Однако вполне характерный для эпохи элегический вздох, поиск утешения в воспоминаниях о безвозвратно ушедшей радости – только часть той радикальной ностальгической программы, которую набрасывает Тургенев в «Венском журнале». В своем эмоциональном анализе он идет дальше, утверждая, что только утрата и позволяет человеку почувствовать цену пережитого, и, в конечном счете, ретроспективно придает смысл жизненному опыту:

«Не желай перемены судьбы твоей, или желай только для того, чтобы почувствовать еще живее всю ее цену (…) Благодарю судьбу даже и за разлуку с вами. Я бы никогда не был так привязан к друзьям моим, если бы с ними не расставался; и будучи всегда в Москве, я бы никогда может быть столько не любил ее, и никогда бы не чувствовал того, что теперь чувствую», – пишет он Жуковскому в «Венском журнале». Соответственно, оценить и прочувствовать настоящее оказывается возможным только, если увидеть его из будущего в перспективе неизбежного расставания. Отчетливо Тургенев напишет об этом годом позже, вернувшись в Петербург из второй венской поездки, и всего за три месяца до собственной безвременной смерти: «Приходит весна и я чувствую, что она приходит. Ах! должно благодарить, и с нежностью благодарить судьбу и за сто чувство, и за ето кроткое, меланхолическое, сладкое чувство. Будет время, когда и с ним должно проститься.
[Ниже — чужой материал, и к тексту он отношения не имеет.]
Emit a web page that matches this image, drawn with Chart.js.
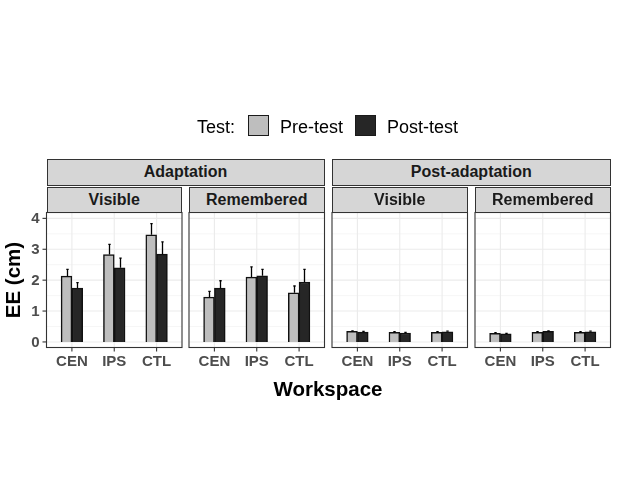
<!DOCTYPE html>
<html>
<head>
<meta charset="utf-8">
<script src="https://cdn.jsdelivr.net/npm/chart.js@4.4.1/dist/chart.umd.min.js"></script>
<style>
  body { margin:0; background:#fff; font-family:"Liberation Sans", Arial, sans-serif; }
  #wrap { position:relative; width:618px; height:500px; overflow:hidden; }
  #wrap canvas { position:absolute; left:0; top:0; }
  .strip { position:absolute; box-sizing:border-box; background:#d6d6d6; border:1px solid #333;
           color:#1a1a1a; font-weight:bold; font-size:16px; display:flex; align-items:center; justify-content:center; }
  .lbl { position:absolute; white-space:nowrap; }
  .key { position:absolute; box-sizing:border-box; width:21px; height:21px; border:1.5px solid #1a1a1a; }
</style>
</head>
<body>
<div id="wrap"></div>
<script>
// ---- data
const workspaces = ["CEN", "IPS", "CTL"];
const tests = ["Pre-test", "Post-test"];
const phases = ["Adaptation", "Post-adaptation"];
const conditions = ["Visible", "Remembered"];
const yTicks = [0, 1, 2, 3, 4];

// Adaptation / Visible
const adVisPre = [2.13, 2.83, 3.47];
const adVisPreSe = [0.22, 0.33, 0.36];
const adVisPost = [1.74, 2.40, 2.84];
const adVisPostSe = [0.18, 0.31, 0.40];
// Adaptation / Remembered
const adRemPre = [1.45, 2.10, 1.59];
const adRemPreSe = [0.19, 0.33, 0.22];
const adRemPost = [1.74, 2.14, 1.94];
const adRemPostSe = [0.24, 0.21, 0.41];
// Post-adaptation / Visible
const poVisPre = [0.34, 0.31, 0.31];
const poVisPreSe = [0.02, 0.02, 0.02];
const poVisPost = [0.32, 0.29, 0.33];
const poVisPostSe = [0.02, 0.02, 0.02];
// Post-adaptation / Remembered
const poRemPre = [0.28, 0.31, 0.31];
const poRemPreSe = [0.02, 0.02, 0.02];
const poRemPost = [0.26, 0.34, 0.33];
const poRemPostSe = [0.02, 0.02, 0.02];

const panels = [
  { pre: adVisPre, preSe: adVisPreSe, post: adVisPost, postSe: adVisPostSe, l: 46.5, r: 182 },
  { pre: adRemPre, preSe: adRemPreSe, post: adRemPost, postSe: adRemPostSe, l: 189, r: 324.5 },
  { pre: poVisPre, preSe: poVisPreSe, post: poVisPost, postSe: poVisPostSe, l: 332, r: 467.5 },
  { pre: poRemPre, preSe: poRemPreSe, post: poRemPost, postSe: poRemPostSe, l: 475, r: 610.5 },
];
const W = 618, H = 500, TOP = 212.5, BOTTOM = 347.5;
const fills = ["#bebebe", "#262626"];
const tickFont = "bold 15px 'Liberation Sans', Arial, sans-serif";

const wrap = document.getElementById("wrap");

function panelPlugin(first) {
  return {
    id: "panel",
    beforeDatasetsDraw(chart) {
      const { ctx, chartArea: a, scales: { x, y } } = chart;
      ctx.save();
      ctx.fillStyle = "#fff";
      ctx.fillRect(a.left, a.top, a.right - a.left, a.bottom - a.top);
      // minor grid
      ctx.strokeStyle = "#f0f0f0"; ctx.lineWidth = 0.6;
      yTicks.slice(0, -1).forEach(v => {
        const py = y.getPixelForValue(v + 0.5);
        ctx.beginPath(); ctx.moveTo(a.left, py); ctx.lineTo(a.right, py); ctx.stroke();
      });
      // major grid
      ctx.strokeStyle = "#ebebeb"; ctx.lineWidth = 1.1;
      yTicks.forEach(v => {
        const py = y.getPixelForValue(v);
        ctx.beginPath(); ctx.moveTo(a.left, py); ctx.lineTo(a.right, py); ctx.stroke();
      });
      workspaces.forEach((w, i) => {
        const px = x.getPixelForValue(i);
        ctx.beginPath(); ctx.moveTo(px, a.top); ctx.lineTo(px, a.bottom); ctx.stroke();
      });
      ctx.restore();
    },
    afterDatasetsDraw(chart) {
      const { ctx, chartArea: a, scales: { x, y } } = chart;
      ctx.save();
      // error bars (upper half only)
      ctx.strokeStyle = "#000"; ctx.lineWidth = 1.3;
      chart.data.datasets.forEach((ds, di) => {
        const meta = chart.getDatasetMeta(di);
        meta.data.forEach((bar, i) => {
          const v = ds.data[i].y, se = ds.se[i];
          const x0 = Math.round(bar.x) + 0.5;
          ctx.beginPath();
          ctx.moveTo(x0, y.getPixelForValue(v));
          ctx.lineTo(x0, y.getPixelForValue(v + se));
          ctx.moveTo(x0 - 1.2, y.getPixelForValue(v + se));
          ctx.lineTo(x0 + 1.2, y.getPixelForValue(v + se));
          ctx.stroke();
        });
      });
      // border
      ctx.strokeStyle = "#333"; ctx.lineWidth = 1.1;
      ctx.strokeRect(a.left, a.top, a.right - a.left, a.bottom - a.top);
      // x ticks
      ctx.fillStyle = "#4d4d4d"; ctx.font = tickFont;
      ctx.textAlign = "center"; ctx.textBaseline = "middle";
      workspaces.forEach((w, i) => {
        const px = x.getPixelForValue(i);
        ctx.beginPath(); ctx.moveTo(px, a.bottom); ctx.lineTo(px, a.bottom + 4); ctx.stroke();
        ctx.fillText(w, px, a.bottom + 14);
      });
      // y ticks on first panel
      if (first) {
        ctx.textAlign = "right";
        yTicks.forEach(v => {
          const py = y.getPixelForValue(v);
          ctx.beginPath(); ctx.moveTo(a.left - 4, py); ctx.lineTo(a.left, py); ctx.stroke();
          ctx.fillText(String(v), a.left - 7, py + 0.5);
        });
      }
      ctx.restore();
    }
  };
}

panels.forEach((p, k) => {
  const cv = document.createElement("canvas");
  cv.width = W; cv.height = H;
  wrap.appendChild(cv);
  new Chart(cv, {
    type: "bar",
    data: {
      datasets: [
        { label: tests[0], data: p.pre.map((v, i) => ({ x: i, y: v })), se: p.preSe,
          backgroundColor: fills[0], borderColor: "#111", borderWidth: 1.5 },
        { label: tests[1], data: p.post.map((v, i) => ({ x: i, y: v })), se: p.postSe,
          backgroundColor: fills[1], borderColor: "#111", borderWidth: 1.5 }
      ]
    },
    options: {
      responsive: false, animation: false,
      devicePixelRatio: 1,
      layout: { padding: { left: p.l, right: W - p.r, top: TOP, bottom: H - BOTTOM } },
      barThickness: 10.8,
      plugins: { legend: { display: false }, tooltip: { enabled: false } },
      scales: {
        x: { type: "linear", display: false, offset: false, min: -0.6, max: 2.6,
             afterBuildTicks: s => { s.ticks = workspaces.map((w, i) => ({ value: i })); } },
        y: { display: false, min: -0.18, max: 4.19 }
      }
    },
    plugins: [panelPlugin(k === 0)]
  });
});

// ---- strips, legend and titles
function addDiv(cls, text, css) {
  const d = document.createElement("div");
  d.className = cls; d.textContent = text;
  Object.assign(d.style, css);
  wrap.appendChild(d);
  return d;
}
phases.forEach((ph, j) => {
  const a = panels[j * 2], b = panels[j * 2 + 1];
  addDiv("strip", ph, { left: a.l + "px", width: (b.r - a.l) + "px", top: "159px", height: "26.5px" });
  conditions.forEach((c, m) => {
    const p = panels[j * 2 + m];
    addDiv("strip", c, { left: p.l + "px", width: (p.r - p.l) + "px", top: "187px", height: "26px" });
  });
});

addDiv("lbl", "Test:", { left: "197px", top: "116px", fontSize: "18px", lineHeight: "22px", color: "#000" });
addDiv("key", "", { left: "248px", top: "115px", background: fills[0] });
addDiv("lbl", tests[0], { left: "280px", top: "116px", fontSize: "18px", lineHeight: "22px", color: "#000" });
addDiv("key", "", { left: "355px", top: "115px", background: fills[1] });
addDiv("lbl", tests[1], { left: "387px", top: "116px", fontSize: "18px", lineHeight: "22px", color: "#000" });

addDiv("lbl", "Workspace", { left: "228px", width: "200px", textAlign: "center", top: "377px",
  fontSize: "20.5px", lineHeight: "24px", fontWeight: "bold", color: "#000" });
addDiv("lbl", "EE (cm)", { left: "-87px", width: "200px", textAlign: "center", top: "268px",
  fontSize: "20.5px", lineHeight: "24px", fontWeight: "bold", color: "#000", transform: "rotate(-90deg)" });
</script>
</body>
</html>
Теперь-то посвящаются элегии прошедшему, минувшему быстро и невозвратно. Тогда-то смягчаются печали сердечные, и чувство горестного, но приятного умиления, заступает их место.

Какая очаровательная сила прошедшего, когда переношусь теперь в венские дни, нахожу те же заботы, те же неприятности, отчего же они так милы?

Но все прошедшее, почти все еще так же мило. Иное больше другого».

Намеченный здесь эмоциональный комплекс, нашедший свое каноническое воплощение в пушкинском «Если жизнь тебя обманет» (1825), до сегодняшнего дня звучит в русской поэзии:

… теряя

(пусть навсегда)

что-либо, ты

не смей кричать о преданной надежде:

то Времени, невидимые прежде,

в вещах черты

вдруг проступают, и теснится грудь

от старческих морщин; но этих линий –

их не разгладишь, тающих как иней,

коснись их чуть.

(И. Бродский. Разговор с Небожителем)

Когда два с небольшим столетия назад после смерти Андрея Тургенева его близкие переписывали и перечитывали его журнал, он хранил для них память об ушедшем друге. Теперь в копии этого документа проступают «невидимые прежде» черты совсем иного времени и память о Ларисе, не оставляющая на нашу долю ничего, кроме все вытесняющей ностальгии.